> [Stated problem] Leaving the pictures out, print the lines from the first line of the listing through the line containing "1.183, 1.282, 1.389]", exactly as they read, and no others.

--- start ---

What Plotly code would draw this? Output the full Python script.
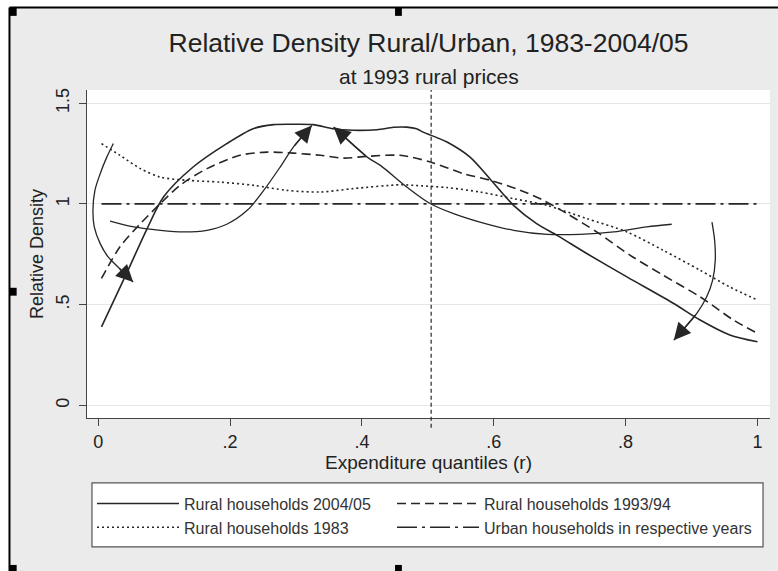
import plotly.graph_objects as go

# ---- axis ticks -------------------------------------------------------------
quantile_ticks = [0, 0.2, 0.4, 0.6, 0.8, 1.0]
quantile_tick_text = ["0", ".2", ".4", ".6", ".8", "1"]
density_ticks = [0, 0.5, 1.0, 1.5]
density_tick_text = ["0", ".5", "1", "1.5"]

# ---- relative density curves (rural vs urban) -------------------------------
r_2004 = [0.005, 0.043, 0.073, 0.099, 0.144, 0.195, 0.235, 0.266, 0.296, 0.326,
          0.356, 0.387, 0.423, 0.448, 0.468, 0.483, 0.493, 0.529, 0.564, 0.594,
          0.630, 0.665, 0.696, 0.741, 0.802, 0.873, 0.913, 0.958, 1.0]
d_2004 = [0.390, 0.655, 0.869, 1.034, 1.183, 1.299, 1.373, 1.393, 1.395, 1.393,
          1.373, 1.365, 1.368, 1.380, 1.381, 1.373, 1.356, 1.307, 1.232, 1.125,
          0.993, 0.902, 0.844, 0.754, 0.638, 0.506, 0.424, 0.350, 0.316]

r_1993 = [0.005, 0.033, 0.064, 0.094, 0.124, 0.165, 0.215, 0.256, 0.296, 0.337,
          0.372, 0.408, 0.458, 0.504, 0.554, 0.595, 0.640, 0.675, 0.711, 0.756,
          0.807, 0.857, 0.913, 0.964, 1.0]
d_1993 = [0.630, 0.787, 0.902, 1.001, 1.092, 1.175, 1.241, 1.257, 1.252, 1.241,
          1.227, 1.236, 1.241, 1.208, 1.150, 1.117, 1.068, 1.018, 0.952, 0.861,
          0.745, 0.646, 0.539, 0.423, 0.358]

r_1983 = [0.005, 0.033, 0.064, 0.094, 0.135, 0.185, 0.236, 0.286, 0.337, 0.387,
          0.458, 0.478, 0.529, 0.579, 0.630, 0.680, 0.741, 0.802, 0.857, 0.913,
          0.958, 1.0]
d_1983 = [1.299, 1.241, 1.175, 1.133, 1.117, 1.108, 1.092, 1.067, 1.059, 1.076,
          1.095, 1.092, 1.081, 1.059, 1.026, 0.993, 0.927, 0.861, 0.770, 0.671,
          0.588, 0.523]

r_urban = [0.005, 1.0]
d_urban = [1.0, 1.0]

# vertical reference line at the middle quantile
median_split = 0.505

# ---- hand-drawn guide arrows (last point is the arrow tip) ------------------
arrow_low_x = [0.023, 0.013, 0.003, -0.005, -0.008, -0.006, 0.003, 0.015, 0.030, 0.053]
arrow_low_y = [1.300, 1.232, 1.150, 1.067, 0.968, 0.886, 0.803, 0.737, 0.687, 0.613]

arrow_rise_x = [0.018, 0.054, 0.094, 0.129, 0.165, 0.195, 0.226, 0.251, 0.276, 0.296, 0.324]
arrow_rise_y = [0.915, 0.886, 0.869, 0.861, 0.869, 0.899, 0.968, 1.067, 1.183, 1.282, 1.389]

arrow_mid_x = [0.870, 0.832, 0.782, 0.731, 0.681, 0.630, 0.579, 0.539, 0.504, 0.468,
               0.428, 0.408, 0.357]
arrow_mid_y = [0.899, 0.886, 0.861, 0.849, 0.849, 0.869, 0.910, 0.952, 1.001, 1.084,
               1.191, 1.232, 1.381]

arrow_top_x = [0.931, 0.935, 0.936, 0.932, 0.923, 0.908, 0.873]
arrow_top_y = [0.910, 0.820, 0.721, 0.622, 0.539, 0.457, 0.324]

INK = "#262626"
FONT = "Liberation Sans, Arial, sans-serif"

fig = go.Figure()

# two legend columns: left column uses "legend", right column uses "legend2"
series = [
    ("Rural households 2004/05", r_2004, d_2004, "solid", "legend"),
    ("Rural households 1993/94", r_1993, d_1993, "9px,5px", "legend2"),
    ("Rural households 1983", r_1983, d_1983, "2px,3px", "legend"),
    ("Urban households in respective years", r_urban, d_urban, "20px,5px,3px,5px", "legend2"),
]
for name, xs, ys, dash, leg in series:
    fig.add_trace(go.Scatter(
        x=xs, y=ys, name=name, mode="lines", legend=leg,
        line=dict(color=INK, width=1.6, dash=dash, shape="spline", smoothing=0.8),
        hoverinfo="skip",
    ))

arrows = [
    (arrow_low_x, arrow_low_y),
    (arrow_rise_x, arrow_rise_y),
    (arrow_mid_x, arrow_mid_y),
    (arrow_top_x, arrow_top_y),
]
for ax_list, ay_list in arrows:
    fig.add_trace(go.Scatter(
        x=ax_list, y=ay_list, mode="lines", showlegend=False, hoverinfo="skip",
        line=dict(color=INK, width=1.3, shape="spline", smoothing=0.9),
    ))
    fig.add_annotation(
        x=ax_list[-1], y=ay_list[-1], ax=ax_list[-2], ay=ay_list[-2],
        xref="x", yref="y", axref="x", ayref="y", text="",
        showarrow=True, arrowhead=2, arrowsize=2.6, arrowwidth=1.3,
        arrowcolor=INK, standoff=0,
    )

# dashed vertical line at the middle quantile (runs slightly below the axis)
fig.add_shape(type="line", xref="x", yref="paper",
              x0=median_split, x1=median_split, y0=-0.03, y1=1.0,
              line=dict(color=INK, width=1.2, dash="4px,3px"))

# subtitle
fig.add_annotation(text="at 1993 rural prices", xref="paper", yref="paper",
                   x=0.5, y=1.041, yanchor="middle", showarrow=False,
                   font=dict(family=FONT, size=21, color="#222"))

# white box framing both legend columns
fig.add_shape(type="rect", xref="paper", yref="paper",
              x0=0.0073, x1=0.9898, y0=-0.3927, y1=-0.1979,
              fillcolor="white", line=dict(color="#555", width=1.2))

# frame lines and corner marks around the figure
fig.add_shape(type="rect", xref="paper", yref="paper", x0=-0.2, x1=-0.1135,
              y0=-0.5, y1=1.5, line=dict(width=0), fillcolor="white", layer="above")
fig.add_shape(type="rect", xref="paper", yref="paper", x0=-0.2, x1=1.2,
              y0=1.2512, y1=1.5, line=dict(width=0), fillcolor="white", layer="above")
fig.add_shape(type="line", xref="paper", yref="paper", x0=-0.1135, x1=1.2,
              y0=1.2512, y1=1.2512, line=dict(color="black", width=2))
fig.add_shape(type="line", xref="paper", yref="paper", x0=-0.1135, x1=-0.1135,
              y0=-0.5, y1=1.2512, line=dict(color="black", width=2))
for mx, my in [(-0.108, 1.238), (0.456, 1.238), (-0.108, 0.385),
               (-0.108, -0.46), (0.456, -0.46)]:
    fig.add_shape(type="rect", xref="paper", yref="paper",
                  x0=mx - 0.005, x1=mx + 0.005, y0=my - 0.012, y1=my + 0.012,
                  line=dict(width=0), fillcolor="black")

legend_style = dict(
    orientation="v", yanchor="top", xanchor="left", y=-0.209,
    bgcolor="rgba(0,0,0,0)", borderwidth=0,
    font=dict(family=FONT, size=16, color="#333"),
    itemwidth=82, tracegroupgap=0, traceorder="normal",
)

fig.update_layout(
    width=778, height=571,
    margin=dict(l=87, r=8, t=89.5, b=153, autoexpand=False),
    paper_bgcolor="#ebebeb",
    plot_bgcolor="white",
    font=dict(family=FONT, color="#222"),
    title=dict(text="Relative Density Rural/Urban, 1983-2004/05",
               x=0.5, xref="paper", xanchor="center",
               y=1 - 43 / 571, yref="container", yanchor="middle",
               font=dict(family=FONT, size=26.5, color="#222")),
    showlegend=True,
    legend=dict(x=0.0073, **legend_style),
    legend2=dict(x=0.4466, **legend_style),
    xaxis=dict(
        range=[-0.017, 1.019], tickvals=quantile_ticks, ticktext=quantile_tick_text,
        showgrid=False, zeroline=False,
        showline=True, linecolor="#444", linewidth=1,
        ticks="outside", ticklen=7, tickcolor="#444",
        tickfont=dict(family=FONT, size=18, color="#222"),
        title=dict(text="Expenditure quantiles (r)", standoff=2,
                   font=dict(family=FONT, size=19, color="#222")),
    ),
    yaxis=dict(
        range=[-0.062, 1.565], tickvals=density_ticks, ticktext=density_tick_text,
        tickangle=-90, ticklabelstandoff=3,
        showgrid=True, gridcolor="#e6e6e6", gridwidth=1, zeroline=False,
        showline=True, linecolor="#444", linewidth=1,
        ticks="outside", ticklen=7, tickcolor="#444",
        tickfont=dict(family=FONT, size=18, color="#222"),
        title=dict(text="Relative Density", standoff=4,
                   font=dict(family=FONT, size=18, color="#222")),
    ),
)

fig.write_html("out.html")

--- end ---

> [Answer to this problem]
What Plotly code would draw this? Output the full Python script.
import plotly.graph_objects as go

# ---- axis ticks -------------------------------------------------------------
quantile_ticks = [0, 0.2, 0.4, 0.6, 0.8, 1.0]
quantile_tick_text = ["0", ".2", ".4", ".6", ".8", "1"]
density_ticks = [0, 0.5, 1.0, 1.5]
density_tick_text = ["0", ".5", "1", "1.5"]

# ---- relative density curves (rural vs urban) -------------------------------
r_2004 = [0.005, 0.043, 0.073, 0.099, 0.144, 0.195, 0.235, 0.266, 0.296, 0.326,
          0.356, 0.387, 0.423, 0.448, 0.468, 0.483, 0.493, 0.529, 0.564, 0.594,
          0.630, 0.665, 0.696, 0.741, 0.802, 0.873, 0.913, 0.958, 1.0]
d_2004 = [0.390, 0.655, 0.869, 1.034, 1.183, 1.299, 1.373, 1.393, 1.395, 1.393,
          1.373, 1.365, 1.368, 1.380, 1.381, 1.373, 1.356, 1.307, 1.232, 1.125,
          0.993, 0.902, 0.844, 0.754, 0.638, 0.506, 0.424, 0.350, 0.316]

r_1993 = [0.005, 0.033, 0.064, 0.094, 0.124, 0.165, 0.215, 0.256, 0.296, 0.337,
          0.372, 0.408, 0.458, 0.504, 0.554, 0.595, 0.640, 0.675, 0.711, 0.756,
          0.807, 0.857, 0.913, 0.964, 1.0]
d_1993 = [0.630, 0.787, 0.902, 1.001, 1.092, 1.175, 1.241, 1.257, 1.252, 1.241,
          1.227, 1.236, 1.241, 1.208, 1.150, 1.117, 1.068, 1.018, 0.952, 0.861,
          0.745, 0.646, 0.539, 0.423, 0.358]

r_1983 = [0.005, 0.033, 0.064, 0.094, 0.135, 0.185, 0.236, 0.286, 0.337, 0.387,
          0.458, 0.478, 0.529, 0.579, 0.630, 0.680, 0.741, 0.802, 0.857, 0.913,
          0.958, 1.0]
d_1983 = [1.299, 1.241, 1.175, 1.133, 1.117, 1.108, 1.092, 1.067, 1.059, 1.076,
          1.095, 1.092, 1.081, 1.059, 1.026, 0.993, 0.927, 0.861, 0.770, 0.671,
          0.588, 0.523]

r_urban = [0.005, 1.0]
d_urban = [1.0, 1.0]

# vertical reference line at the middle quantile
median_split = 0.505

# ---- hand-drawn guide arrows (last point is the arrow tip) ------------------
arrow_low_x = [0.023, 0.013, 0.003, -0.005, -0.008, -0.006, 0.003, 0.015, 0.030, 0.053]
arrow_low_y = [1.300, 1.232, 1.150, 1.067, 0.968, 0.886, 0.803, 0.737, 0.687, 0.613]

arrow_rise_x = [0.018, 0.054, 0.094, 0.129, 0.165, 0.195, 0.226, 0.251, 0.276, 0.296, 0.324]
arrow_rise_y = [0.915, 0.886, 0.869, 0.861, 0.869, 0.899, 0.968, 1.067, 1.183, 1.282, 1.389]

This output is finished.